Mutation / Compositions
Botanical dyes from chestnut, oak, indigo, weld, wild fennel, avocado, iron sulphate, aluminium sulphate, soda ash, vinegar, wool, second-hand cotton fabrics, paintings oil and pastels on cotton, unglazed ceramic, vegetal materials.
Works exhibited at Still within reach, 2023, Exhibition and public program with Bronwen Jones, Miriam Del Seppia and Masaki Komoto. Fanfare, Amsterdam, NL. More info at the bottom of the page.
Photos by Diego Diez.
Still within reach
A group exhibition with Bronwen Jones, Miriam Del Seppia, and Masaki Komoto
Fanfare, Amsterdam, NL
I first met Miriam at a residency I was doing in Rotterdam where I was mending clothes for the public in exchange for a conversation. I had been thinking about the intimate nature of textiles to hold our stories and memories and using garments as a bridge to form intimacy with strangers. The comfort of the garment between us enabled people to tell quite personal stories as I held and repaired the damage. I saw this expansive nature of textile as a way to build a network that was, from the beginning, based around care, support and intimacy; giving space to values that are important to how I want to live. By chance it was a few days after Miriam had moved to Rotterdam and a friend had suggested they meet at the finissage where we talked as I mended her friend’s sweater.
We met again a year later when Miriam reached out to me about a jumper she had hand knitted that had been eaten by moths over the summer. She had knitted it with wool she dyed using madder root which gave a warm red colour speckled with lighter pink patches where the dye had spread unevenly. She told me how it had become a tool for thinking through her practice and, with the jumper in both our hands, we shared a conversation about our practices and in finding meaning in processes without knowing the end result. I was touched by the way she talked about colour and the relation between her painting practice and explorations with botanical dyes; a form of researching how she is embedded and implicated within her environment. She had recently been working in the form of installations, bringing together elements at different stages of her own intervention; organic matter, dyed fabrics, spun and knitted yarns, paintings; a sort of ecosystem of her own curation. In this world the passing of time is present and visible; colours fade and yarns unravel – or they continue to grow, there is a sense that things are ongoing. Miriam continuously reestablishes her relationship with matter and processes of making; living with and learning from her material, she gives space to other-than-human bodies and shows the beauty and necessity of coexistence.
At this moment I was already thinking about organising an exhibition to bring together artists who were working with and thinking through textile handcraft. I was questioning my position between the worlds of art and craft, the hierarchy I perceived between these two disciplines and why practices and characteristics related to women and femininity were still regarded with lower value. I was trying to define which part of my work was the artwork (the object, the event, the forming of intimacy between myself and another) and whether the object alone could contain and reveal my wish to give space to empathy and intimacy between other bodies, materials, and surroundings.
I met Masaki initially in the form of his embroidered 2022 calendar displayed in a friend’s house.
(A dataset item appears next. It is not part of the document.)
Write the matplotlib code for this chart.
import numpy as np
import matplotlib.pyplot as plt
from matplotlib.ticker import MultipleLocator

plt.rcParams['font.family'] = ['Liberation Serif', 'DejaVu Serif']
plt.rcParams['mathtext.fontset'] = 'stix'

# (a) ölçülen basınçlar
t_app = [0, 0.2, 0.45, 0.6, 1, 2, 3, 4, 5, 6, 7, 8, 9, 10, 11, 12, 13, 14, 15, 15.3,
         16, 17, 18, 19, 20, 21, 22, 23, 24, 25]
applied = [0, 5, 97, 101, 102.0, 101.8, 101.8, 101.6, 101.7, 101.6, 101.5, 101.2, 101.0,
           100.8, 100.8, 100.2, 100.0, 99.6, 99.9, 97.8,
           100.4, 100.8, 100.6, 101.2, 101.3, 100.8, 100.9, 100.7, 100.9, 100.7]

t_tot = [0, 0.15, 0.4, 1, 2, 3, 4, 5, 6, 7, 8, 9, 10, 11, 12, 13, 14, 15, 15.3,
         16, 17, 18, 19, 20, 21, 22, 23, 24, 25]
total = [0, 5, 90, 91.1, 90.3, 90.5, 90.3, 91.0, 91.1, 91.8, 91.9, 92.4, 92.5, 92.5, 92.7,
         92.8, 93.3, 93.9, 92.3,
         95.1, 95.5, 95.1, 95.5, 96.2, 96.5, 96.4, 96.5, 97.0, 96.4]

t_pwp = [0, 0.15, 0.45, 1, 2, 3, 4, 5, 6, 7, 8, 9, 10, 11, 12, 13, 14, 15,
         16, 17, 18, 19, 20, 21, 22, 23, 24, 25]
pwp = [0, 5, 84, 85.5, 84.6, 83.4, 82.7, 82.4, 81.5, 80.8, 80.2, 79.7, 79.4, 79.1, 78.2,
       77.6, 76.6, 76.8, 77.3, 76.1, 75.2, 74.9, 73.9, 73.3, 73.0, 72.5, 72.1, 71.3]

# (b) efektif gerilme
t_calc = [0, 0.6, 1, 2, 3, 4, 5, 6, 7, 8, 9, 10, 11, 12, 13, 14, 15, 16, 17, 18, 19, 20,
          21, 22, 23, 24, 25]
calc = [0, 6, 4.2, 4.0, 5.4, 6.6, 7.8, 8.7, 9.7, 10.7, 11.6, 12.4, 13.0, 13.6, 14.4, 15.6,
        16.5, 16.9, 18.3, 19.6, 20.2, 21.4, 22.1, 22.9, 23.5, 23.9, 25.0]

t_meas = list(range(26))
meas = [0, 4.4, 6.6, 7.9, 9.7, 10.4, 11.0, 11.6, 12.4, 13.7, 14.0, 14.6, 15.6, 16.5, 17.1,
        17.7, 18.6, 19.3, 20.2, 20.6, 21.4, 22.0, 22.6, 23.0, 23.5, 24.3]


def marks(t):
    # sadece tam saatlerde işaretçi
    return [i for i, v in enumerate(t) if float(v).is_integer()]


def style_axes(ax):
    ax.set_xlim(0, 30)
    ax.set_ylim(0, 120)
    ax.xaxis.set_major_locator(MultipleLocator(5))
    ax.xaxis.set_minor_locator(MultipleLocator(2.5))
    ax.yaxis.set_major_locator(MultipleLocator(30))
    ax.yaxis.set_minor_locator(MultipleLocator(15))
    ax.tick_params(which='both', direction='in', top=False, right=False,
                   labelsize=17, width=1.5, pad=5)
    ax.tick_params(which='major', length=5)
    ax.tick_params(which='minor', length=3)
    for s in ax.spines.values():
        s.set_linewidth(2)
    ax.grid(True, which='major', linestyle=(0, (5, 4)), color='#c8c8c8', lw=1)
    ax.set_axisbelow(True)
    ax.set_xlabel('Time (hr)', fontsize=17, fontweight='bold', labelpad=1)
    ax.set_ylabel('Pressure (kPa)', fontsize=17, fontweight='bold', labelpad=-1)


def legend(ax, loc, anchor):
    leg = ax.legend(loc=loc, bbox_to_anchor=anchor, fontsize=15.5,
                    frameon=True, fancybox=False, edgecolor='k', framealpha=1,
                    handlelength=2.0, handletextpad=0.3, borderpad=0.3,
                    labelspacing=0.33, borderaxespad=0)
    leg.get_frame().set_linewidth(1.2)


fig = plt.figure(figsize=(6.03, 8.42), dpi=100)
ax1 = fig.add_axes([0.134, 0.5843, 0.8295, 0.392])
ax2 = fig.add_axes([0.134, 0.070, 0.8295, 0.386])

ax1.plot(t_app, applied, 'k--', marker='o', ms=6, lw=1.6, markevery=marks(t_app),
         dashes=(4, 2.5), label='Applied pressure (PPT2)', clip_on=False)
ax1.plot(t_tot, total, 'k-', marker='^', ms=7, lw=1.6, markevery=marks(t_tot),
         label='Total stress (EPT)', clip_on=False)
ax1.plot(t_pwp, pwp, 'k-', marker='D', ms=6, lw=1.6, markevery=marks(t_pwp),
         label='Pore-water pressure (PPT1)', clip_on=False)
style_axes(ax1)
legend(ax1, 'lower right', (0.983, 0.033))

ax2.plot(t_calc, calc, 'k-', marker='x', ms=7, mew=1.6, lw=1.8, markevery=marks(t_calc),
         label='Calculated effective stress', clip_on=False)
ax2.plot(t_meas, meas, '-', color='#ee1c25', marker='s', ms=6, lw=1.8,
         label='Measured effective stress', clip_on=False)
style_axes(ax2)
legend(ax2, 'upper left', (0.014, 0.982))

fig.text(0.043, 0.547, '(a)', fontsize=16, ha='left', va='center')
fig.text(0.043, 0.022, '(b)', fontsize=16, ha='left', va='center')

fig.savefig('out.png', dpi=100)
I was struck by the patience and precision of his hand and, later when seeing other works, by his dedication to crystallising an (often humorous) ephemeral sentence or announcement through such a slow and considered form of recording as embroidery. When we met in person he told me the importance of practice for him; to continuously improve his skills and explore the potential of his craft with respect to its past. We discussed the lower value that is often ascribed to craft practices and how the perception of the technique often limits people’s responses to the work, simply calling it cute or hobby art. He seems to almost enjoy these labels as they become ideas to subvert within his work. I think about how the making of textiles is often a systematic process (following a pattern, counting stitches); Masaki situates himself within this system and plays with the form while responding to the present day, often referencing the virtual world that feels inescapable and seems to seep into our everyday interactions. By utilising the language and aesthetic of technology he subverts the labels and associations we have with craft and needlework. He tells me that our lives are now so embedded in the virtual world that referencing it is almost like embroidering a flower was some centuries ago.
I attribute these almost chance encounters with Miriam and Masaki to the nature of textile to grow and form empathetic networks. In the structure of their making multiple threads are twisted, woven, or knotted together, and the slow nature of these gestures invite contemplation and a consciousness to our surrounding. The material is alive (coming from animal or plant fibres) and, as we work, its nuances appear and guide our process; as we wear it, it ages and wears alongside us. As the three of us have continued to get to know one another we have found comfort and resonance in a sharing of values and the choice to work at a slower pace that is attuned with the nature of the material and technique rather than the pressure to be constantly productive. In each of our practices I recognise a similar wish to situate ourselves within and empathise with our environment; whether that be the organic world of Miriam, the corporeal world of my work, or the technological world that Masaki responds to.
In this room we present a selection of works, some of which have grown alongside these thoughts and conversations. By placing them into this constellation, together we search for what is inherent within textile material and how we can craft new perceptions of this material that has held and warmed us, and, through its making, has continuously sustained and brought together communities.